I'm talking about total load on the server host, not load on the
Mailman subsystem.  So I don't think the Mailman-to-archive function
will consume many resources compared to delivery to subscribers if
there are any remote users at all.  A local archiver communicates at
CPU-to-disk speed basically once or maybe twice as I understand it.
The MTA resources for queuing alone will exceed and probably overwhelm
this.  Then there are the multiple Mailman queues, etc, etc.

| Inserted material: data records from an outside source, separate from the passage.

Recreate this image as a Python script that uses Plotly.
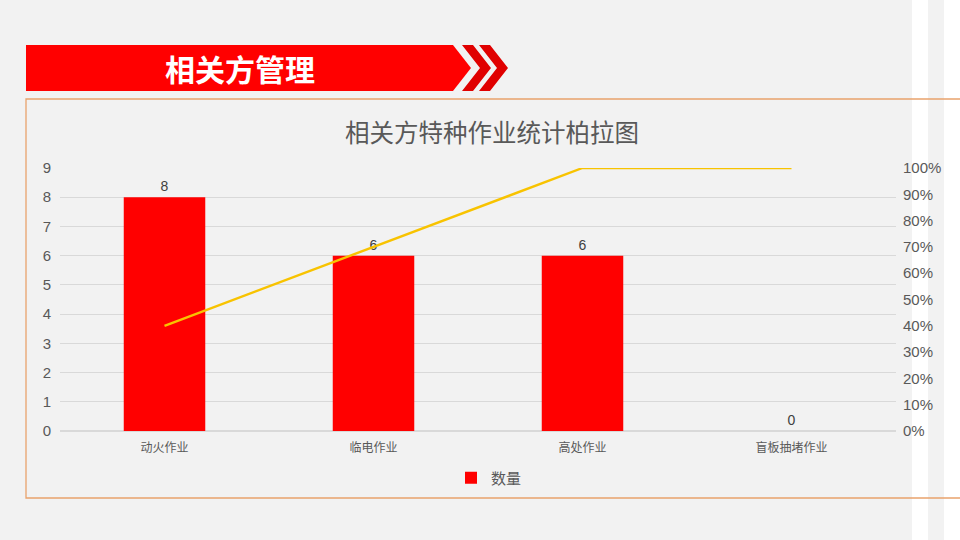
import plotly.graph_objects as go

# data
categories = ["动火作业", "临电作业", "高处作业", "盲板抽堵作业"]
counts = [8, 6, 6, 0]
cumulative_pct = [0.4, 0.7, 1.0, 1.0]

W, H = 960, 540
cjk = "Noto Sans CJK SC"
latin = "Liberation Sans, Arial, Noto Sans CJK SC"
grey = "#595959"


def px(x):
    return x / W


def py(y):
    return 1 - y / H


def poly(points):
    d = "M " + " L ".join("{:.5f},{:.5f}".format(px(a), py(b)) for a, b in points) + " Z"
    return d


fig = go.Figure()

fig.add_trace(go.Bar(
    x=categories, y=counts, name="数量",
    marker=dict(color="#FF0000", line=dict(width=0)),
    width=0.39,
    text=counts, textposition="outside",
    textfont=dict(family=latin, size=14, color="#404040"),
    cliponaxis=False,
))

fig.add_trace(go.Scatter(
    x=categories, y=cumulative_pct, yaxis="y2", mode="lines",
    line=dict(color="#F8C300", width=2.4),
    showlegend=False,
))

shapes = []
# white stripes at the right edge
shapes.append(dict(type="rect", xref="paper", yref="paper", x0=px(912), x1=px(928), y0=0, y1=1,
                   fillcolor="#FFFFFF", line=dict(width=0), layer="below"))
shapes.append(dict(type="rect", xref="paper", yref="paper", x0=px(944), x1=px(960), y0=0, y1=1,
                   fillcolor="#FFFFFF", line=dict(width=0), layer="below"))
# orange frame (right side runs off the page)
shapes.append(dict(type="rect", xref="paper", yref="paper", x0=px(26), x1=px(975), y0=py(498), y1=py(99),
                   fillcolor="rgba(0,0,0,0)", line=dict(color="#E9A26C", width=1.3), layer="below"))
# red header banner with chevrons
top, mid, bot = 45, 68, 91
shapes.append(dict(type="path", xref="paper", yref="paper",
                   path=poly([(26, top), (453, top), (471, mid), (453, bot), (26, bot)]),
                   fillcolor="#FF0000", line=dict(width=0), layer="below"))
for x0 in [462, 479]:
    shapes.append(dict(type="path", xref="paper", yref="paper",
                       path=poly([(x0, top), (x0 + 11, top), (x0 + 29, mid), (x0 + 11, bot), (x0, bot), (x0 + 18, mid)]),
                       fillcolor="#E00000", line=dict(width=0), layer="below"))

annotations = [
    dict(text="<b>相关方管理</b>", x=px(240), y=py(68), xref="paper", yref="paper",
         xanchor="center", yanchor="middle",
         showarrow=False, font=dict(family=cjk, size=30, color="#FFFFFF")),
    dict(text="相关方特种作业统计柏拉图", x=px(492), y=py(131), xref="paper", yref="paper",
         xanchor="center", yanchor="middle",
         showarrow=False, font=dict(family=cjk, size=24.5, color=grey)),
]

fig.update_layout(
    width=W, height=H, autosize=False,
    margin=dict(l=0, r=0, t=0, b=0),
    paper_bgcolor="#F2F2F2", plot_bgcolor="rgba(0,0,0,0)",
    font=dict(family=latin, color=grey),
    xaxis=dict(domain=[px(60), px(896)], showgrid=False, showline=False, ticks="",
               tickfont=dict(family=cjk, size=12, color=grey), automargin=False,
               ticklabelstandoff=8),
    yaxis=dict(domain=[py(431), py(168)], range=[0, 9], dtick=1, showline=False,
               gridcolor="#D9D9D9", gridwidth=1, zeroline=True, zerolinecolor="#D9D9D9",
               tickfont=dict(size=15, color=grey), automargin=False, ticklabelstandoff=8),
    yaxis2=dict(overlaying="y", side="right", range=[0, 1], dtick=0.1, tickformat=".0%",
                showgrid=False, zeroline=False, showline=False,
                tickfont=dict(size=15, color=grey), automargin=False, ticklabelstandoff=6),
    legend=dict(orientation="h", x=px(451), y=py(478), xanchor="left", yanchor="middle",
                font=dict(family=cjk, size=15, color=grey), bgcolor="rgba(0,0,0,0)"),
    showlegend=True,
    bargap=0.61,
    shapes=shapes,
    annotations=annotations,
)

fig.write_html("out.html", config={"displayModeBar": False},
               post_script="document.body.style.margin='0';")
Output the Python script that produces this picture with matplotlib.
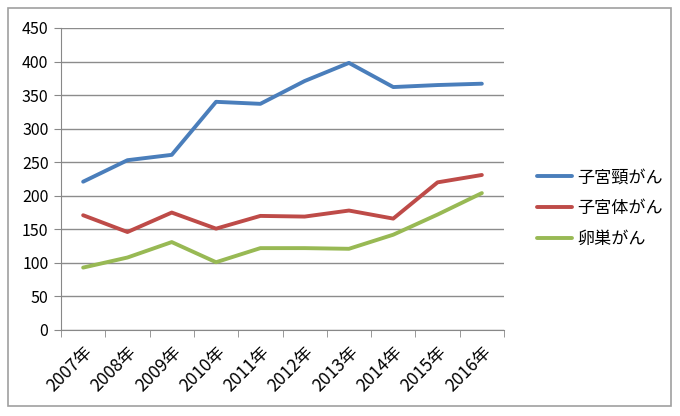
import numpy as np
import matplotlib.pyplot as plt
from matplotlib.patches import Rectangle

plt.rcParams['font.family'] = ['Noto Sans CJK JP', 'DejaVu Sans']

years = ['2007年', '2008年', '2009年', '2010年', '2011年',
         '2012年', '2013年', '2014年', '2015年', '2016年']
cervical = [221, 253, 261, 340, 337, 371, 398, 362, 365, 367]
uterine = [171, 146, 175, 151, 170, 169, 178, 166, 220, 231]
ovarian = [93, 108, 131, 101, 122, 122, 121, 142, 172, 204]
series_names = ['子宮頸がん', '子宮体がん', '卵巣がん']
colors = ['#4a7ebb', '#be4b48', '#98b954']

fig = plt.figure(figsize=(6.8, 4.16), dpi=100)
ax = fig.add_axes([61/680, 1 - 330/416, (504 - 61)/680, (330 - 28)/416])

x = np.arange(len(years))
for vals, name, c in zip([cervical, uterine, ovarian], series_names, colors):
    ax.plot(x, vals, color=c, lw=2.8, label=name, solid_capstyle='round')

ax.set_xlim(-0.5, len(years) - 0.5)
ax.set_ylim(0, 450)
ax.set_yticks(range(0, 451, 50))
ax.set_xticks(x)
ax.set_xticklabels(years, rotation=45, ha='right', rotation_mode='anchor', fontsize=12.5)
ax.set_xticks(np.arange(-0.5, len(years)), minor=True)
ax.tick_params(axis='x', which='major', length=0, pad=9)
ax.tick_params(axis='x', which='minor', length=5, color='#888888', direction='out')
ax.tick_params(axis='y', length=5, color='#888888', labelsize=11.5, pad=4)
ax.grid(axis='y', color='#8c8c8c', lw=1)
ax.set_axisbelow(True)
for s in ['top', 'right']:
    ax.spines[s].set_visible(False)
for s in ['left', 'bottom']:
    ax.spines[s].set_color('#888888')

ax.legend(loc='center left', bbox_to_anchor=(522/680, 0.5), bbox_transform=fig.transFigure,
          frameon=False, fontsize=12.3, handlelength=2.0, handletextpad=0.35,
          labelspacing=0.75)

fig.patches.append(Rectangle((8/680, 1 - 406/416), (671 - 8)/680, (406 - 8)/416,
                             transform=fig.transFigure, fill=False,
                             edgecolor='#a0a0a0', lw=1.2))

fig.savefig('out.png', dpi=100)
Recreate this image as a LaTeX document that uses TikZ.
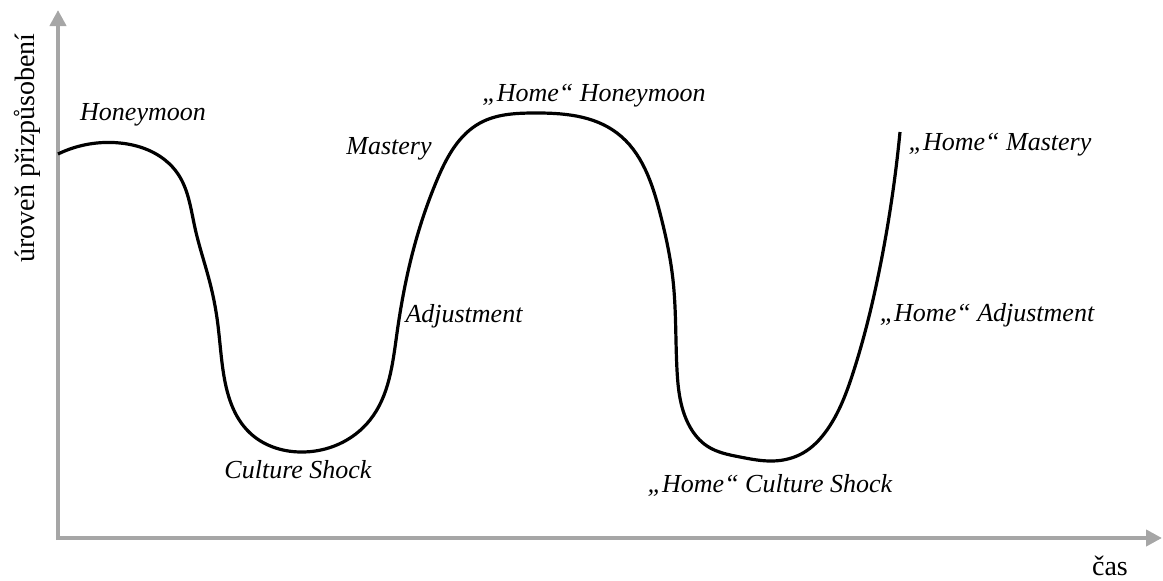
\documentclass[tikz,border=0pt]{standalone}
\usepackage{fontspec}
\setmainfont{Liberation Serif}
\usetikzlibrary{arrows.meta,hobby}
\definecolor{axisgray}{HTML}{A6A6A6}
\tikzset{
  axisline/.style={draw=axisgray, line width=4pt, -{Triangle[length=16pt,width=16pt]}},
  phase/.style={font=\fontsize{26}{30}\selectfont\itshape, inner sep=0pt},
  axislabel/.style={font=\fontsize{28}{32}\selectfont, inner sep=0pt},
  curve/.style={line width=3.2pt, line join=round}
}
\begin{document}
\begin{tikzpicture}[x=1pt,y=-1pt]
\useasboundingbox (0,0) rectangle (1163,581);
\coordinate (ytip) at (58,10);
\coordinate (xtip) at (1162,538);
\coordinate (yfoot) at (58,540);
\coordinate (xfoot) at (56,538);
\draw[axisline] (yfoot) -- (ytip);
\draw[axisline] (xfoot) -- (xtip);
\node[axislabel, rotate=90] (ylab) at (27,148) {úroveň přizpůsobení};
\node[axislabel] (xlab) at (1110,566) {čas};
\draw[curve, use Hobby shortcut] (58,154) .. (120,143) .. (165,160) .. (178,174) .. (195,228)
 .. (210,283) .. (217,318) .. (223,370) .. (250,433) .. (300,452) .. (370,420) .. (397,333) .. (412,255) .. (437,180)
 .. (480,123) .. (533,113) .. (617,133) .. (660,213) .. (673,280) .. (677,370) .. (690,427)
 .. (707,446) .. (740,457) .. (773,461) .. (803,453) .. (827,430) .. (853,373) .. (880,267) .. (900,132);
\node[phase] (honey) at (143,115) {Honeymoon};
\node[phase] (shock) at (298,470) {Culture Shock};
\node[phase] (adj) at (464,316) {Adjustment};
\node[phase] (mast) at (389,149) {Mastery};
\node[phase] (hhoney) at (594,96) {„Home“ Honeymoon};
\node[phase] (hshock) at (770,485) {„Home“ Culture Shock};
\node[phase] (hadj) at (987,315) {„Home“ Adjustment};
\node[phase] (hmast) at (1000,145) {„Home“ Mastery};
\end{tikzpicture}
\end{document}
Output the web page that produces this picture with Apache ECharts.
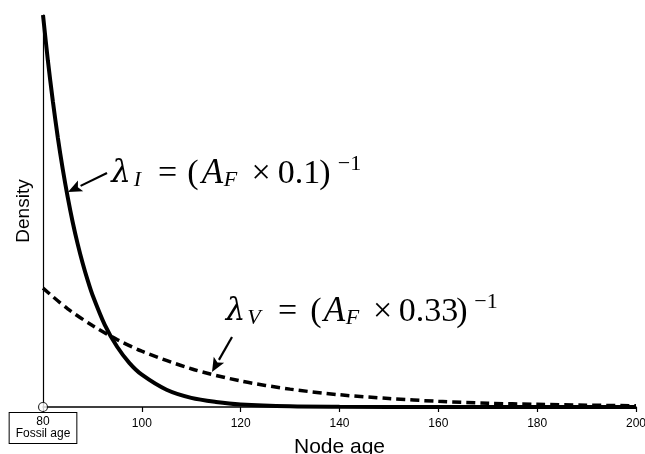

Of course the *other* side of the archiver (the client access to the
message store) can be extremely resource consuming.  I'm just saying
that in the grand scheme of message distribution (including to the
archiver), the efficiency of a local archiver is not going to be a
bottleneck.

 > >In the long run (ie, when nobody who's anybody uses Python 2 at
 > >all) I think everybody would be happier if you refactor to keep
 > >KittyStore at arm's length from Mailman core.
 > 
 > Agreed, with of course the caveat that we'll need a thin HK
 > IArchiver implementation in the core to generate the permalink and
 > communicate with HK over IPC.  Generally we want the permalink to
 > be able to be generated without direction communication with the
 > archiver (see the motivation for X-Message-ID-Hash),

By the way, I would say to adopt modern IETF practice here and drop
the "X-" (in practice collisions are rare while the annoyance of
fixing platforms to use the standardized name is frequent), and
include the algorithm in the name.  Eg, Message-ID-MD5 or
Hashed-Message-ID-MD5.  Or we could use the List-* namespace.

We should do this while we still can. :-)  If you want I can try to
write an RFC to make it official.

 > but if the core *has* to talk to HK to generate the permalink,

I personally don't think that is a good idea, but see below.

 > then I don't think an LMTP channel will work.

The only reason I can think of is that you want to check that the
permalink isn't already occupied (that's the only thing HyperKitty
proper knows that can't be computed the same way in the IArchiver as
in HyperKitty proper AFAICS), and that can be implemented as follows

Mailman>    LHLO mailman-host
HyperKitty> 250 OK
Mailman>    MAIL FROM Mailman at mailman-host
HyperKitty> 250 OK
Mailman>    RCPT TO <permalink-variable-part>@archiver-host
HyperKitty> 553 Permalink already occupied
Mailman>    RCPT TO <new-permalink-variable-part>@archiver-host
HyperKitty> 250 OK
Mailman>    DATA
HyperKitty> 354 Go for it!

and so on.  I don't think this even violates the spirit of the LMTP
protocol, but it certainly conforms to the letter as long as permalink
variable parts are valid email localparts.  (One could quibble about
which 5xx response to give.  AFAICS only "551 user not local" is out.)

My own preference is for a permalink that can be computed from the
originator header data (author, recipients, date, message ID, subject)
by anyone with access to the message, and that means you need the
archive server to be able to deal gracefully with collisions.  (In
practice message IDs are not perfect UUIDs, although they're very
close, and some messages don't have them or have different ones
assigned by mediating hosts at arrival at multiple recipients.)

Steve